What Happened Next?
When the whistle blows: Exclusive interviews with retired football legends
Chelsea and Southampton old boy Ken Monkou reveals to FourFourTwo in November 2008 what he did after retiring from football - open a pancake house, obviously...
Signed by Chelsea from Dutch club Feyenoord in 1989, Ken Monkou won the Blues' Player of the Year award nine months later. The hefty centre-half then enjoyed a seven-year stint at Southampton followed by a less-successful spell at Huddersfield, where he played his final league match in 2000.
"I don't think many people realise that I finished my career at Chelsea: I went back as a reserve under Claudio Ranieri in 2003. I was going to make my second debut at the age of 38 against Aston Villa, but I pulled my calf on the Friday and young Robert Huth made his debut instead. That would have been my last game.
Back in Holland my parents ran a bar-bistro and I always wanted to start something like that when I retired: a coffee house or a tearoom. So I went to the owner of the old pancake house I used to go to as a 16-year-old and asked if I could run around in the restaurant and get some experience. He said, 'Anytime, Ken, but you know this place is up for sale?' Eight months later I was the owner.

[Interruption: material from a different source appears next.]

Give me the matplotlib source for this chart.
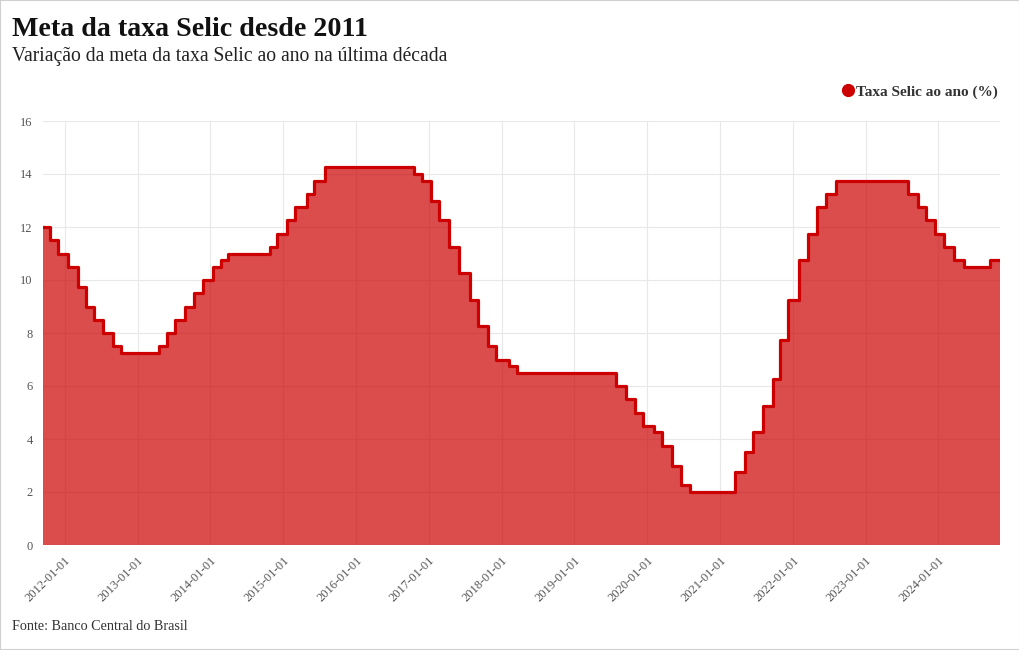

It's called the Old Town Pancake House, and is in a building dating back to 1682 in a really nice part of Delft, near Rotterdam. We've renovated quite a bit and been quite sympathetic to the history, so it took about eight months to get it up to what we thought was the right standard. That was two years ago and I've been running it for a year now.
I do two weeks in the kitchen and two weeks off, so I brought my mum out of retirement to rule the roost. My sister works in there as well so it's a family business, and they look after the place when I'm away.
It's quite a difference, from playing to standing behind the stove flipping the pancakes. It's good, though, and for me it's sport. Once you're busy it gets you going, as there's only two of you in the kitchen and you're trying to make 150 pancakes a day. I don't reckon any of the present players would do it!
Delft is an old pottery town, so we get a lot of English people coming on day trips. It's quite funny seeing their faces when they walk in and go, 'I know him from somewhere.' We've had a couple of Chelsea fans over because someone took a picture of me there and they got hold of it, so I'm sure my old team-mates will start coming over to get free pancakes too. It's all good fun and I love working here because I'm a real people person.
Pancakes are very traditional in Holland, and we do loads of different ones, with 99 different fillings. I think my favourite is banana and raisin – that's very nice – but I don't get tempted too often. Once you've been in the kitchen all day, for about 10 hours, the smell, the taste, the look of them... No! No! No!
We don't really have any plans to expand – it's just a little family business that fell into my path. I guess you could say I've got enough on my plate!"
On his days off from flipping pancakes, Monkou moulds the next generation of mercurial Dutch footballers
“Feyenoord was where I started in 1985, and there were people like Rep, Van Hanegem – all the ’74 and ‘78 World Cup boys. It was intimidating for a 20-year-old and I didn’t open my mouth until I settled in the team. That’s where I was taught to be opinionated – I learnt from the masters.
I always wanted to give something back to football, and in 2004 I started a sports management company; we look after young Dutch players who want to play in the Premier League. There were six guys, although two got injured and three couldn’t cope, so we’ll see. They were assessed quite well and they have talent, but of course talent is not enough. So they’ve gone back to Holland but two of them are coming back this season to hopefully sign with English clubs.”